The first edition of A New Science of Life created a furor when it appeared, provoking the outrage of the old-guard scientific community and the approbation of the new. The British journal Nature called it "the best candidate for burning there has been for many years." A lively debate ensued, as researchers devised experiments testing Sheldrake's hypothesis, including some involving millions of people through the medium of television. These developments are recorded in this revised and expanded edition of New Science of Life: The Hypothesis of Morphic Resonance

Sheldrake explains how past forms and behaviors of organisms determine those of similar organisms in the present through morphic resonance. The Hypothesis of Formative Causation proposes that the forms of self-organizing systems are arranged and fashioned by "Morphic fields." He proposes that the process of morphic resonance leads to stable morphic fields, which are significantly easier to tune into. He suggests that this is the means by which simpler organic forms synergetically self-organize into more complex ones, and that this model allows a different explanation for the process of evolution itself, as an addition to Darwin's evolutionary processes of selection and variation.

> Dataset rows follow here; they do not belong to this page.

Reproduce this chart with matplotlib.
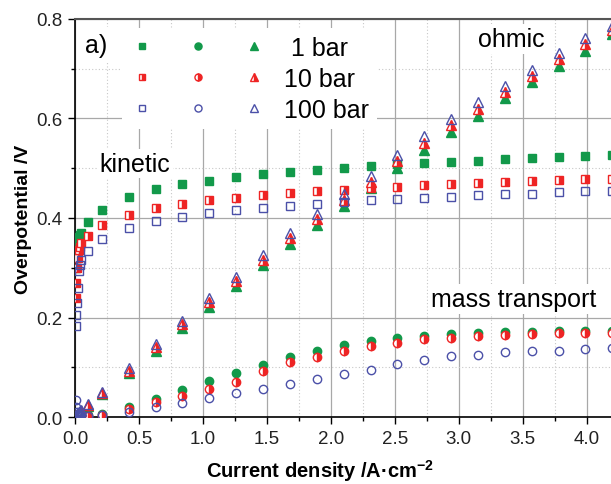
import numpy as np
import matplotlib
matplotlib.use("Agg")
import matplotlib.pyplot as plt
from matplotlib.ticker import MultipleLocator, FormatStrFormatter

plt.rcParams['font.family'] = ['Liberation Sans', 'DejaVu Sans']
plt.rcParams['mathtext.fontset'] = 'custom'
plt.rcParams['mathtext.rm'] = 'Liberation Sans'
plt.rcParams['mathtext.bf'] = 'Liberation Sans:bold'

# current density / A cm-2
j = [0.005, 0.01, 0.015, 0.02, 0.03, 0.04, 0.05, 0.10, 0.21, 0.42, 0.63, 0.84,
     1.05, 1.26, 1.47, 1.68, 1.89, 2.10, 2.31, 2.52, 2.73, 2.94, 3.15, 3.36,
     3.57, 3.78, 3.99, 4.20]

# kinetic overpotential (squares)
kin_1 = [0.300, 0.330, 0.345, 0.355, 0.362, 0.366, 0.370, 0.392, 0.416, 0.442,
         0.458, 0.468, 0.475, 0.482, 0.488, 0.492, 0.497, 0.501, 0.505, 0.508,
         0.511, 0.513, 0.515, 0.518, 0.520, 0.522, 0.525, 0.526]
kin_10 = [0.240, 0.270, 0.300, 0.320, 0.335, 0.342, 0.350, 0.364, 0.386, 0.406,
          0.420, 0.429, 0.436, 0.441, 0.446, 0.450, 0.454, 0.457, 0.461, 0.463,
          0.466, 0.468, 0.471, 0.472, 0.474, 0.476, 0.478, 0.479]
kin_100 = [0.183, 0.205, 0.230, 0.260, 0.293, 0.305, 0.315, 0.334, 0.358, 0.380,
           0.394, 0.402, 0.410, 0.416, 0.421, 0.425, 0.429, 0.433, 0.436, 0.439,
           0.441, 0.443, 0.446, 0.448, 0.449, 0.452, 0.454, 0.455]

# mass transport overpotential (circles)
mt_1 = [0.000, 0.000, 0.001, 0.001, 0.002, 0.002, 0.003, 0.004, 0.006, 0.020,
        0.036, 0.054, 0.072, 0.088, 0.105, 0.121, 0.133, 0.144, 0.152, 0.158,
        0.163, 0.166, 0.169, 0.170, 0.171, 0.172, 0.172, 0.172]
mt_10 = [0.000, 0.000, 0.001, 0.001, 0.002, 0.002, 0.003, 0.003, 0.005, 0.016,
         0.030, 0.042, 0.056, 0.071, 0.092, 0.110, 0.121, 0.133, 0.143, 0.149,
         0.156, 0.159, 0.163, 0.165, 0.167, 0.168, 0.168, 0.168]
mt_100 = [0.034, 0.020, 0.010, 0.006, 0.004, 0.003, 0.002, 0.002, 0.004, 0.010,
          0.020, 0.028, 0.038, 0.049, 0.057, 0.066, 0.077, 0.086, 0.095, 0.107,
          0.115, 0.122, 0.125, 0.130, 0.133, 0.133, 0.136, 0.139]

# ohmic overpotential (triangles)
ohm_1 = [0.002, 0.004, 0.005, 0.006, 0.008, 0.010, 0.012, 0.022, 0.046, 0.088,
         0.133, 0.179, 0.221, 0.263, 0.306, 0.348, 0.386, 0.424, 0.460, 0.501,
         0.537, 0.573, 0.605, 0.641, 0.673, 0.705, 0.736, 0.770]
ohm_10 = [0.002, 0.004, 0.005, 0.007, 0.009, 0.011, 0.013, 0.024, 0.048, 0.093,
          0.140, 0.186, 0.231, 0.273, 0.316, 0.359, 0.398, 0.437, 0.473, 0.514,
          0.551, 0.586, 0.619, 0.653, 0.686, 0.719, 0.750, 0.778]
ohm_100 = [0.003, 0.005, 0.007, 0.009, 0.011, 0.013, 0.015, 0.026, 0.050, 0.098,
           0.147, 0.193, 0.239, 0.282, 0.326, 0.370, 0.408, 0.448, 0.485, 0.527,
           0.565, 0.599, 0.633, 0.665, 0.698, 0.732, 0.762, 0.786]

pressures = [' 1 bar', '10 bar', '100 bar']

green = '#12994a'
red = '#ee2424'
blue = '#4b50a8'

fig = plt.figure(figsize=(6.11, 4.85), dpi=100)
ax = fig.add_axes([0.1228, 0.138, 0.8772, 0.821])

styles = [
    dict(color=green, mfc=green, mec=green),
    dict(color=red, mec=red, fillstyle='right', mfc=red, markerfacecoloralt='white'),
    dict(color=blue, mec=blue, mfc='none'),
]
series = [(kin_1, mt_1, ohm_1), (kin_10, mt_10, ohm_10), (kin_100, mt_100, ohm_100)]

handles = {'s': [], 'o': [], '^': []}
for (kin, mt, ohm), st in zip(series, styles):
    h1, = ax.plot(j, kin, 's', ms=5.5, mew=1.0, ls='none', zorder=4, **st)
    h2, = ax.plot(j, mt, 'o', ms=6.0, mew=1.0, ls='none', zorder=4, **st)
    h3, = ax.plot(j, ohm, '^', ms=7.0, mew=1.0, ls='none', zorder=4, **st)
    handles['s'].append(h1)
    handles['o'].append(h2)
    handles['^'].append(h3)

ax.set_xlim(0, 4.19)
ax.set_ylim(0, 0.8)
ax.xaxis.set_major_locator(MultipleLocator(0.5))
ax.xaxis.set_minor_locator(MultipleLocator(0.25))
ax.yaxis.set_major_locator(MultipleLocator(0.2))
ax.yaxis.set_minor_locator(MultipleLocator(0.1))
ax.xaxis.set_major_formatter(FormatStrFormatter('%.1f'))
ax.yaxis.set_major_formatter(FormatStrFormatter('%.1f'))

ax.grid(which='major', color='#a8a8a8', lw=0.9, ls='-', zorder=0)
ax.grid(which='minor', color='#c8c8c8', lw=0.8, ls=(0, (1, 2)), zorder=0)
ax.set_axisbelow(True)

ax.tick_params(which='major', direction='out', length=5, width=1.0, labelsize=13.5,
               labelcolor='#222222', pad=4)
ax.tick_params(which='minor', direction='out', length=3, width=1.0)
ax.spines['right'].set_visible(False)
ax.spines['top'].set_color('#555555')
ax.spines['top'].set_linewidth(1.5)
for s in ('left', 'bottom'):
    ax.spines[s].set_linewidth(1.2)

ax.set_xlabel('Current density /A·cm$^{\\mathbf{-2}}$', fontsize=14.5, fontweight='bold')
ax.set_ylabel('Overpotential /V', fontsize=14, fontweight='bold')
ax.xaxis.set_label_coords(0.457, -0.1)
ax.yaxis.set_label_coords(-0.08, 0.5)

box = dict(facecolor='white', edgecolor='none', pad=2)
ax.text(0.19, 0.509, 'kinetic', fontsize=18, va='center', ha='left', bbox=box, zorder=3)
ax.text(3.41, 0.760, 'ohmic', fontsize=18, va='center', ha='center', bbox=box, zorder=3)
ax.text(3.43, 0.237, 'mass transport', fontsize=18, va='center', ha='center', bbox=box, zorder=3)
ax.text(0.019, 0.935, 'a)', fontsize=18, va='center', ha='left', transform=ax.transAxes,
        bbox=dict(facecolor='white', edgecolor='none', pad=4), zorder=3)

leg = ax.legend(handles['s'] + handles['o'] + handles['^'],
                [''] * 6 + pressures, ncol=3, fontsize=18, loc='upper left',
                bbox_to_anchor=(0.0877, 0.977), borderaxespad=0, borderpad=0.3,
                handlelength=1.0, handletextpad=0.7, columnspacing=0.54,
                labelspacing=0.28, markerscale=0.85, frameon=True, fancybox=False)
leg.get_frame().set_facecolor('white')
leg.get_frame().set_edgecolor('none')
leg.get_frame().set_alpha(1.0)
leg.set_zorder(3)

fig.savefig('out.png', dpi=100)
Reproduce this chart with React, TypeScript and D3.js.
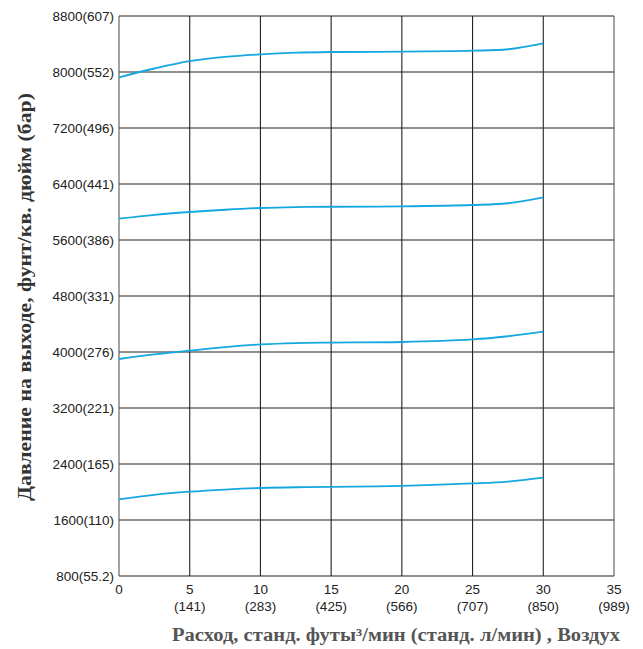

There is a fine line between moderation and censorship. At TED.COM (Technology, Entertainment and Design) on January 13, 2013, Rupert Sheldrake gave a talk in which he suggests that the modern scientific worldview has become associated with ten dogmas, and makes the case that none of them hold up to scrutiny. According to him, these dogmas — including, for example, that nature is mechanical and purposeless, that the laws and constants of nature are fixed, and that psychic phenomena like telepathy are impossible — are holding back the pursuit of knowledge.

TED’s scientific advisers have questioned whether his list is a fair description of scientific assumptions, and TED administrators have publicaly aligned themselves with the old paradigm of materialism, which has dominated science since the late nineteenth century. TED have decided to censor Rupert Sheldrake and remove this video from the TEDx YouTube channel. This has caused some controversy and should make Sheldrake all the more interesting.